In brief
- The Federal Reserve cut its benchmark rate by 0.25% on Wednesday, causing Bitcoin to dip 1.4% to around $92,000 while Ethereum rose slightly.
- The Fed did not commit to future rate cuts and will resume buying short-term Treasury bills to maintain reserve levels.
- Immediately after the news was announced Wednesday, traders rate that there's only a 22% chance of another rate cut in January.
The price of Bitcoin and Ethereum wavered Wednesday after the Federal Reserve lowered its benchmark rate by 0.25%, while the regulator said it would resume its purchase of Treasury bills.
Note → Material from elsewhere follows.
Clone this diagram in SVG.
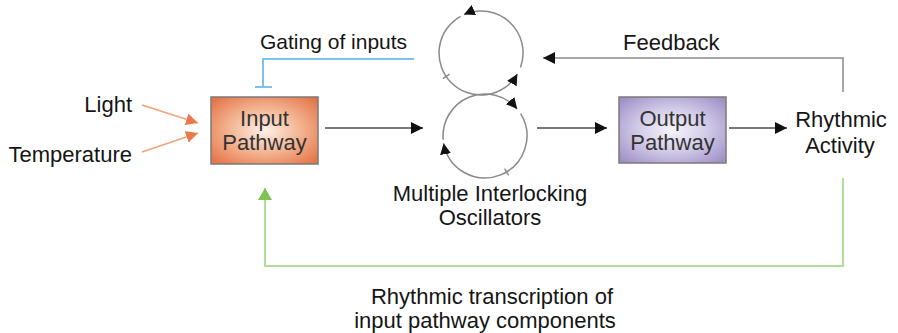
<svg xmlns="http://www.w3.org/2000/svg" width="898" height="333" viewBox="0 0 898 333">
<style>
text{font-family:"Liberation Sans",Arial,sans-serif;font-size:22px;fill:#151515}
.c{text-anchor:middle}
.bt{fill:#333}
.k{fill:none;stroke:#4a4a4a;stroke-width:1.5}
.osc{fill:none;stroke:#8a8a8a;stroke-width:1.5}
.fb{fill:none;stroke:#8a8a8a;stroke-width:1.5}
.or{fill:none;stroke:#f2a27c;stroke-width:1.6}
.bl{fill:none;stroke:#7cc3ea;stroke-width:2}
.gr{fill:none;stroke:#b3dc98;stroke-width:2}
</style>
<defs>
<radialGradient id="gIn" cx="50%" cy="50%" r="65%">
<stop offset="0" stop-color="#fdf0e8"/>
<stop offset="0.5" stop-color="#f3b694"/>
<stop offset="1" stop-color="#e6764a"/>
</radialGradient>
<radialGradient id="gOut" cx="50%" cy="50%" r="65%">
<stop offset="0" stop-color="#f6f4fb"/>
<stop offset="0.5" stop-color="#d2cbe8"/>
<stop offset="1" stop-color="#a092c8"/>
</radialGradient>
<marker id="aK" markerUnits="userSpaceOnUse" markerWidth="14" markerHeight="12" refX="12" refY="6" orient="auto"><path d="M0,0 L12,6 L0,12 Z" fill="#111"/></marker>
<marker id="aS" markerUnits="userSpaceOnUse" markerWidth="13" markerHeight="11" refX="11" refY="5.5" orient="auto"><path d="M0,0 L11,5.5 L0,11 Z" fill="#111"/></marker>
<marker id="aO" markerUnits="userSpaceOnUse" markerWidth="14" markerHeight="12" refX="12" refY="6" orient="auto"><path d="M0,0 L12,6 L0,12 Z" fill="#ea7a4c"/></marker>
<marker id="aG" markerUnits="userSpaceOnUse" markerWidth="14" markerHeight="14" refX="12" refY="7" orient="auto"><path d="M0,0 L12,7 L0,14 Z" fill="#7fc152"/></marker>
</defs>

<g id="connectors">
<line class="k" x1="325" y1="128" x2="423" y2="128" marker-end="url(#aK)"/>
<line class="k" x1="537" y1="128" x2="607" y2="128" marker-end="url(#aK)"/>
<line class="k" x1="729" y1="128" x2="787" y2="128" marker-end="url(#aK)"/>
<polyline class="fb" points="843,92 843,58 543,58" marker-end="url(#aK)"/>
<polyline class="bl" points="414,59 263,59 263,87"/>
<line class="bl" x1="255" y1="87" x2="272" y2="87"/>
<polyline class="gr" points="843,178 843,266 265,266 265,188" marker-end="url(#aG)"/>
<line class="or" x1="142" y1="105" x2="198" y2="123" marker-end="url(#aO)"/>
<line class="or" x1="142" y1="152" x2="198" y2="133" marker-end="url(#aO)"/>
</g>

<g id="oscillators">
<path class="osc" d="M520.5,67.4 A42,42 0 0 0 463.9,14.6" marker-end="url(#aS)"/>
<path class="osc" d="M460.6,16.3 A42,42 0 1 0 517.4,74.0" marker-end="url(#aS)"/>
<line class="osc" x1="449.5" y1="74.2" x2="442.9" y2="78.7"/>
<path class="osc" d="M443.2,139.7 A42,42 0 0 1 517.2,109.0" marker-end="url(#aS)"/>
<path class="osc" d="M520.6,113.7 A42,42 0 1 1 443.6,143.3" marker-end="url(#aS)"/>
<line class="osc" x1="504.6" y1="168.6" x2="508.7" y2="175.4"/>
<text class="c" x="490" y="201">Multiple Interlocking</text>
<text class="c" x="490" y="225">Oscillators</text>
</g>

<g id="input">
<rect x="211" y="97" width="107" height="67" fill="url(#gIn)" stroke="#7a7a7a" stroke-width="1.5"/>
<text class="c bt" x="264.5" y="126">Input</text>
<text class="c bt" x="264.5" y="150">Pathway</text>
</g>

<g id="output">
<rect x="619" y="97" width="107" height="66" fill="url(#gOut)" stroke="#7a7a7a" stroke-width="1.5"/>
<text class="c bt" x="672.5" y="126">Output</text>
<text class="c bt" x="672.5" y="150">Pathway</text>
</g>

<g id="light"><text x="132" y="112" text-anchor="end">Light</text></g>
<g id="temperature"><text x="132" y="162" text-anchor="end">Temperature</text></g>
<g id="rhythmic-activity">
<text class="c" x="841" y="127">Rhythmic</text>
<text class="c" x="840" y="153">Activity</text>
</g>
<g id="labels">
<text x="260" y="49" style="font-size:21px">Gating of inputs</text>
<text x="623" y="50">Feedback</text>
<text class="c" x="492" y="304">Rhythmic transcription of</text>
<text class="c" x="485" y="328">input pathway components</text>
</g>
</svg>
But it's worth noting the Fed decision wasn’t unanimous, with two members of the Federal Open Markets Committee voting to keep rates unchanged and another advocating for an even larger cut.
Bitcoin changed hands around $92,000 following the Fed’s decision, down 1.4% over the past day, according to crypto price aggregator CoinGecko. Ethereum had gained 0.6% in the past day to trade just above $3,300, while Solana had dropped 3.2% since yesterday.
In its post-meeting statement, the Fed did not necessarily signal that there would be more cuts in the new year, adding it would "carefully assess incoming data, the evolving outlook, and the balance of risks."
But the FOMC did say it will resume buying short-term Treasury bills.
"The Committee judges that reserve balances have declined to ample levels and will initiate purchases of shorter-term Treasury securities as needed to maintain an ample supply of reserves on an ongoing basis," the FOMC said in its press release.
In updated economic and rate projections, officials continued to pencil in two rate cuts. However, the was less of a consensus, with one official envisioning as many as six 0.25% rate cuts next year.
“It’s not surprising that the U.S. central bank didn’t commit to lower borrowing costs in the months ahead, considering its ‘concern regarding a softening labor market and still-sticky inflation,’” Sygnum Bank CIO Fabian Dori said in a statement shared with Decrypt.
Considering that November’s consumer-price index report was delayed until December 18, and last month’s hiring data has yet to be released, Wednesday’s decision was reached without some government data, due to the shutdown that ended last month.
Meanwhile, the ADP National Employment Report indicated last week that employers shed 32,000 jobs last month. Job creation in the second half of 2025 has been flat, the report added, with November marking a particularly weak month for manufacturing.
The central bank is effectively walking a tightrope: Cutting interest rates too quickly could bolster price pressures stemming from tariffs, while adjusting rates too slowly risks a prolonged downturn in the labor market that contributes to a recession.
Still, the Fed’s latest cut was widely expected. Ahead of the meeting, traders penciled in an 89% chance that the Fed would cut interest rates by a quarter of a percentage point for a third consecutive meeting, according to CME FedWatch.
Wednesday’s decision came as President Donald Trump mulls the U.S. Central Bank’s next chair. National Economic Council Director Kevin Hassett is widely viewed as the frontrunner, but interviews with candidates are just starting to begin, per Yahoo Finance.
In an interview with Politico that was released on Tuesday, the president signaled that a candidate’s willingness to immediately cut interest rates served as a litmus test. After exercising caution in lowering borrowing costs, Fed Chair Jerome Powell’s term will expire in May.
“A decisively pro-crypto Fed Chair could accelerate blockchain's integration into the banking system,” analysts at investment bank Compass Point wrote in a recent note, pointing to National Economic Council’s 168-page report under Hassett on digital asset regulation.
On Myriad, traders penciled in a 73% chance on Wednesday that Hassett is nominated as Powell’s replacement before March. (Disclaimer: Myriad is a unit of Dastan, the parent company of an editorially independent Decrypt.)
Trump has pressured Powell to cut interest rates for most of his second term, but the central bank only delivered its first cut of the year in September, after determining a year ago that taming inflation could be more difficult due to shifts in trade and immigration. Another cut followed in October.
On Tuesday, Trump reiterated his frustration with Powell, calling him a “bad head of the Fed,” while giving a speech on the economy in Pennsylvania. He also questioned the legitimacy of former President Joe Biden’s nominees, raising the prospect that they could also be fired.